--- Begin ---

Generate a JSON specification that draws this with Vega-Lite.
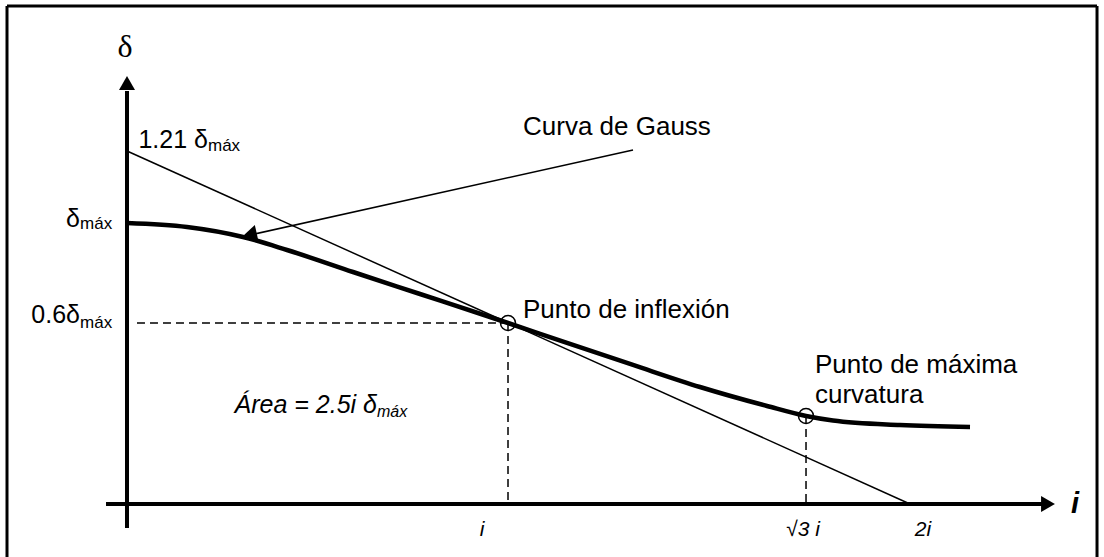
{
  "$schema": "https://vega.github.io/schema/vega-lite/v6.json",
  "width": 1104,
  "height": 557,
  "autosize": "none",
  "padding": 0,
  "background": "white",
  "config": {"view": {"stroke": null}},
  "encoding": {
    "x": {"field": "x", "type": "quantitative", "scale": {"domain": [-0.32439, 2.49553], "nice": false, "zero": false}, "axis": null},
    "y": {"field": "y", "type": "quantitative", "scale": {"domain": [-0.18861, 1.79359], "nice": false, "zero": false}, "axis": null}
  },
  "layer": [
    {
      "data": {"values": [
        {"x": -0.3065, "y": 1.7722, "x2": 2.4777, "y2": 1.7722},
        {"x": -0.3065, "y": 1.7722, "x2": -0.3065, "y2": -0.18861},
        {"x": 2.4777, "y": 1.7722, "x2": 2.4777, "y2": -0.18861}
      ]},
      "mark": {"type": "rule", "stroke": "black", "strokeWidth": 3},
      "encoding": {"x2": {"field": "x2"}, "y2": {"field": "y2"}}
    },
    {
      "data": {"values": [
        {"x": 0.0255, "y": 0.6441, "x2": 0.9732, "y2": 0.6441},
        {"x": 0.9732, "y": 0.6441, "x2": 0.9732, "y2": 0},
        {"x": 1.7344, "y": 0.3132, "x2": 1.7344, "y2": 0}
      ]},
      "mark": {"type": "rule", "stroke": "black", "strokeWidth": 1.5, "strokeDash": [8, 5]},
      "encoding": {"x2": {"field": "x2"}, "y2": {"field": "y2"}}
    },
    {
      "data": {"values": [
        {"x": 0, "y": 1.2562, "x2": 2.0, "y2": 0},
        {"x": 1.2925, "y": 1.2598, "x2": 0.3142, "y2": 0.9573}
      ]},
      "mark": {"type": "rule", "stroke": "black", "strokeWidth": 1.5},
      "encoding": {"x2": {"field": "x2"}, "y2": {"field": "y2"}}
    },
    {
      "data": {"values": [
        {"x": 0, "y": -0.0854, "x2": 0, "y2": 1.4698},
        {"x": -0.0536, "y": 0, "x2": 2.3525, "y2": 0}
      ]},
      "mark": {"type": "rule", "stroke": "black", "strokeWidth": 4},
      "encoding": {"x2": {"field": "x2"}, "y2": {"field": "y2"}}
    },
    {
      "data": {"values": [
        {"x": 0, "y": 1.0},
        {"x": 0.1533, "y": 0.9858},
        {"x": 0.2963, "y": 0.9502},
        {"x": 0.4087, "y": 0.9039},
        {"x": 0.5773, "y": 0.8256},
        {"x": 0.7484, "y": 0.7473},
        {"x": 0.9195, "y": 0.6690},
        {"x": 0.9732, "y": 0.6441},
        {"x": 1.1239, "y": 0.5730},
        {"x": 1.2925, "y": 0.4947},
        {"x": 1.4636, "y": 0.4164},
        {"x": 1.6347, "y": 0.3488},
        {"x": 1.7344, "y": 0.3132},
        {"x": 1.8033, "y": 0.2972},
        {"x": 1.9745, "y": 0.2811},
        {"x": 2.1533, "y": 0.2740}
      ]},
      "mark": {"type": "line", "stroke": "black", "strokeWidth": 4.5, "interpolate": "monotone"}
    },
    {
      "data": {"values": [{"x": 0, "y": 1.4982}]},
      "mark": {"type": "point", "shape": "triangle-up", "filled": true, "color": "black", "opacity": 1, "size": 256, "strokeWidth": 0}
    },
    {
      "data": {"values": [{"x": 2.3525, "y": 0}]},
      "mark": {"type": "point", "shape": "triangle-right", "filled": true, "color": "black", "opacity": 1, "size": 256, "strokeWidth": 0}
    },
    {
      "data": {"values": [{"x": 0.3136, "y": 0.9591}]},
      "mark": {"type": "point", "shape": "triangle-right", "angle": 167.4, "filled": true, "color": "black", "opacity": 1, "size": 260, "strokeWidth": 0}
    },
    {
      "data": {"values": [{"x": 0.9732, "y": 0.6441}, {"x": 1.7344, "y": 0.3132}]},
      "mark": {"type": "point", "shape": "circle", "filled": false, "stroke": "black", "opacity": 1, "size": 225, "strokeWidth": 1.5}
    },
    {
      "data": {"values": [
        {"x": 1.0115, "y": 1.3132, "t": "Curva de Gauss"},
        {"x": 1.0115, "y": 0.6619, "t": "Punto de inflexión"},
        {"x": 1.7573, "y": 0.4662, "t": "Punto de máxima"},
        {"x": 1.7573, "y": 0.3594, "t": "curvatura"}
      ]},
      "mark": {"type": "text", "align": "left", "baseline": "alphabetic", "font": "Liberation Sans", "fontSize": 26, "color": "black"},
      "encoding": {"text": {"field": "t"}}
    },
    {
      "data": {"values": [
        {"x": 0.2069, "y": 1.2669, "t": "1.21 δ"},
        {"x": -0.12, "y": 0.9858, "t": "δ"},
        {"x": -0.12, "y": 0.6441, "t": "0.6δ"}
      ]},
      "mark": {"type": "text", "align": "right", "baseline": "alphabetic", "font": "Liberation Sans", "fontSize": 25, "color": "black"},
      "encoding": {"text": {"field": "t"}}
    },
    {
      "data": {"values": [
        {"x": 0.2069, "y": 1.2562, "t": "máx"},
        {"x": -0.12, "y": 0.9786, "t": "máx"},
        {"x": -0.12, "y": 0.6263, "t": "máx"}
      ]},
      "mark": {"type": "text", "align": "left", "baseline": "alphabetic", "font": "Liberation Sans", "fontSize": 17, "color": "black"},
      "encoding": {"text": {"field": "t"}}
    },
    {
      "data": {"values": [{"x": 0.6386, "y": 0.3238, "t": "Área = 2.5i δ"}]},
      "mark": {"type": "text", "align": "right", "baseline": "alphabetic", "font": "Liberation Sans", "fontStyle": "italic", "fontSize": 25, "color": "black"},
      "encoding": {"text": {"field": "t"}}
    },
    {
      "data": {"values": [{"x": 0.6386, "y": 0.3096, "t": "máx"}]},
      "mark": {"type": "text", "align": "left", "baseline": "alphabetic", "font": "Liberation Sans", "fontStyle": "italic", "fontSize": 16, "color": "black"},
      "encoding": {"text": {"field": "t"}}
    },
    {
      "data": {"values": [
        {"x": 0.9068, "y": -0.1139, "t": "i"},
        {"x": 1.7267, "y": -0.1139, "t": "√3 i"},
        {"x": 2.0332, "y": -0.1139, "t": "2i"}
      ]},
      "mark": {"type": "text", "align": "center", "baseline": "alphabetic", "font": "Liberation Sans", "fontStyle": "italic", "fontSize": 21, "color": "black"},
      "encoding": {"text": {"field": "t"}}
    },
    {
      "data": {"values": [{"x": 2.4215, "y": -0.032, "t": "i"}]},
      "mark": {"type": "text", "align": "center", "baseline": "alphabetic", "font": "Liberation Sans", "fontStyle": "italic", "fontWeight": "bold", "fontSize": 29, "color": "black"},
      "encoding": {"text": {"field": "t"}}
    },
    {
      "data": {"values": [{"x": -0.005, "y": 1.5907, "t": "δ"}]},
      "mark": {"type": "text", "align": "center", "baseline": "alphabetic", "font": "Liberation Serif", "fontSize": 32, "color": "black"},
      "encoding": {"text": {"field": "t"}}
    }
  ]
}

--- End ---

Go through the listing above and quote it exactly, apart from its images.

Generate a JSON specification that draws this with Vega-Lite.
{
  "$schema": "https://vega.github.io/schema/vega-lite/v6.json",
  "width": 1104,
  "height": 557,
  "autosize": "none",
  "padding": 0,
  "background": "white",
  "config": {"view": {"stroke": null}},
  "encoding": {
    "x": {"field": "x", "type": "quantitative", "scale": {"domain": [-0.32439, 2.49553], "nice": false, "zero": false}, "axis": null},
    "y": {"field": "y", "type": "quantitative", "scale": {"domain": [-0.18861, 1.79359], "nice": false, "zero": false}, "axis": null}
  },
  "layer": [
    {
      "data": {"values": [
        {"x": -0.3065, "y": 1.7722, "x2": 2.4777, "y2": 1.7722},
        {"x": -0.3065, "y": 1.7722, "x2": -0.3065, "y2": -0.18861},
        {"x": 2.4777, "y": 1.7722, "x2": 2.4777, "y2": -0.18861}
      ]},
      "mark": {"type": "rule", "stroke": "black", "strokeWidth": 3},
      "encoding": {"x2": {"field": "x2"}, "y2": {"field": "y2"}}
    },
    {
      "data": {"values": [
        {"x": 0.0255, "y": 0.6441, "x2": 0.9732, "y2": 0.6441},
        {"x": 0.9732, "y": 0.6441, "x2": 0.9732, "y2": 0},
        {"x": 1.7344, "y": 0.3132, "x2": 1.7344, "y2": 0}
      ]},
      "mark": {"type": "rule", "stroke": "black", "strokeWidth": 1.5, "strokeDash": [8, 5]},
      "encoding": {"x2": {"field": "x2"}, "y2": {"field": "y2"}}
    },
    {
      "data": {"values": [
        {"x": 0, "y": 1.2562, "x2": 2.0, "y2": 0},
        {"x": 1.2925, "y": 1.2598, "x2": 0.3142, "y2": 0.9573}
      ]},
      "mark": {"type": "rule", "stroke": "black", "strokeWidth": 1.5},
      "encoding": {"x2": {"field": "x2"}, "y2": {"field": "y2"}}
    },
    {
      "data": {"values": [
        {"x": 0, "y": -0.0854, "x2": 0, "y2": 1.4698},
        {"x": -0.0536, "y": 0, "x2": 2.3525, "y2": 0}
      ]},
      "mark": {"type": "rule", "stroke": "black", "strokeWidth": 4},
      "encoding": {"x2": {"field": "x2"}, "y2": {"field": "y2"}}
    },
    {
      "data": {"values": [
        {"x": 0, "y": 1.0},
        {"x": 0.1533, "y": 0.9858},
        {"x": 0.2963, "y": 0.9502},
        {"x": 0.4087, "y": 0.9039},
        {"x": 0.5773, "y": 0.8256},
        {"x": 0.7484, "y": 0.7473},
        {"x": 0.9195, "y": 0.6690},
        {"x": 0.9732, "y": 0.6441},
        {"x": 1.1239, "y": 0.5730},
        {"x": 1.2925, "y": 0.4947},
        {"x": 1.4636, "y": 0.4164},
        {"x": 1.6347, "y": 0.3488},
        {"x": 1.7344, "y": 0.3132},
        {"x": 1.8033, "y": 0.2972},
        {"x": 1.9745, "y": 0.2811},
        {"x": 2.1533, "y": 0.2740}
      ]},
      "mark": {"type": "line", "stroke": "black", "strokeWidth": 4.5, "interpolate": "monotone"}
    },
    {
      "data": {"values": [{"x": 0, "y": 1.4982}]},
      "mark": {"type": "point", "shape": "triangle-up", "filled": true, "color": "black", "opacity": 1, "size": 256, "strokeWidth": 0}
    },
    {
      "data": {"values": [{"x": 2.3525, "y": 0}]},
      "mark": {"type": "point", "shape": "triangle-right", "filled": true, "color": "black", "opacity": 1, "size": 256, "strokeWidth": 0}
    },
    {
      "data": {"values": [{"x": 0.3136, "y": 0.9591}]},
      "mark": {"type": "point", "shape": "triangle-right", "angle": 167.4, "filled": true, "color": "black", "opacity": 1, "size": 260, "strokeWidth": 0}
    },
    {
      "data": {"values": [{"x": 0.9732, "y": 0.6441}, {"x": 1.7344, "y": 0.3132}]},
      "mark": {"type": "point", "shape": "circle", "filled": false, "stroke": "black", "opacity": 1, "size": 225, "strokeWidth": 1.5}
    },
    {
      "data": {"values": [
        {"x": 1.0115, "y": 1.3132, "t": "Curva de Gauss"},
        {"x": 1.0115, "y": 0.6619, "t": "Punto de inflexión"},
        {"x": 1.7573, "y": 0.4662, "t": "Punto de máxima"},
        {"x": 1.7573, "y": 0.3594, "t": "curvatura"}
      ]},
      "mark": {"type": "text", "align": "left", "baseline": "alphabetic", "font": "Liberation Sans", "fontSize": 26, "color": "black"},
      "encoding": {"text": {"field": "t"}}
    },
    {
      "data": {"values": [
        {"x": 0.2069, "y": 1.2669, "t": "1.21 δ"},
        {"x": -0.12, "y": 0.9858, "t": "δ"},
        {"x": -0.12, "y": 0.6441, "t": "0.6δ"}
      ]},
      "mark": {"type": "text", "align": "right", "baseline": "alphabetic", "font": "Liberation Sans", "fontSize": 25, "color": "black"},
      "encoding": {"text": {"field": "t"}}
    },
    {
      "data": {"values": [
        {"x": 0.2069, "y": 1.2562, "t": "máx"},
        {"x": -0.12, "y": 0.9786, "t": "máx"},
        {"x": -0.12, "y": 0.6263, "t": "máx"}
      ]},
      "mark": {"type": "text", "align": "left", "baseline": "alphabetic", "font": "Liberation Sans", "fontSize": 17, "color": "black"},
      "encoding": {"text": {"field": "t"}}
    },
    {
      "data": {"values": [{"x": 0.6386, "y": 0.3238, "t": "Área = 2.5i δ"}]},
      "mark": {"type": "text", "align": "right", "baseline": "alphabetic", "font": "Liberation Sans", "fontStyle": "italic", "fontSize": 25, "color": "black"},
      "encoding": {"text": {"field": "t"}}
    },
    {
      "data": {"values": [{"x": 0.6386, "y": 0.3096, "t": "máx"}]},
      "mark": {"type": "text", "align": "left", "baseline": "alphabetic", "font": "Liberation Sans", "fontStyle": "italic", "fontSize": 16, "color": "black"},
      "encoding": {"text": {"field": "t"}}
    },
    {
      "data": {"values": [
        {"x": 0.9068, "y": -0.1139, "t": "i"},
        {"x": 1.7267, "y": -0.1139, "t": "√3 i"},
        {"x": 2.0332, "y": -0.1139, "t": "2i"}
      ]},
      "mark": {"type": "text", "align": "center", "baseline": "alphabetic", "font": "Liberation Sans", "fontStyle": "italic", "fontSize": 21, "color": "black"},
      "encoding": {"text": {"field": "t"}}
    },
    {
      "data": {"values": [{"x": 2.4215, "y": -0.032, "t": "i"}]},
      "mark": {"type": "text", "align": "center", "baseline": "alphabetic", "font": "Liberation Sans", "fontStyle": "italic", "fontWeight": "bold", "fontSize": 29, "color": "black"},
      "encoding": {"text": {"field": "t"}}
    },
    {
      "data": {"values": [{"x": -0.005, "y": 1.5907, "t": "δ"}]},
      "mark": {"type": "text", "align": "center", "baseline": "alphabetic", "font": "Liberation Serif", "fontSize": 32, "color": "black"},
      "encoding": {"text": {"field": "t"}}
    }
  ]
}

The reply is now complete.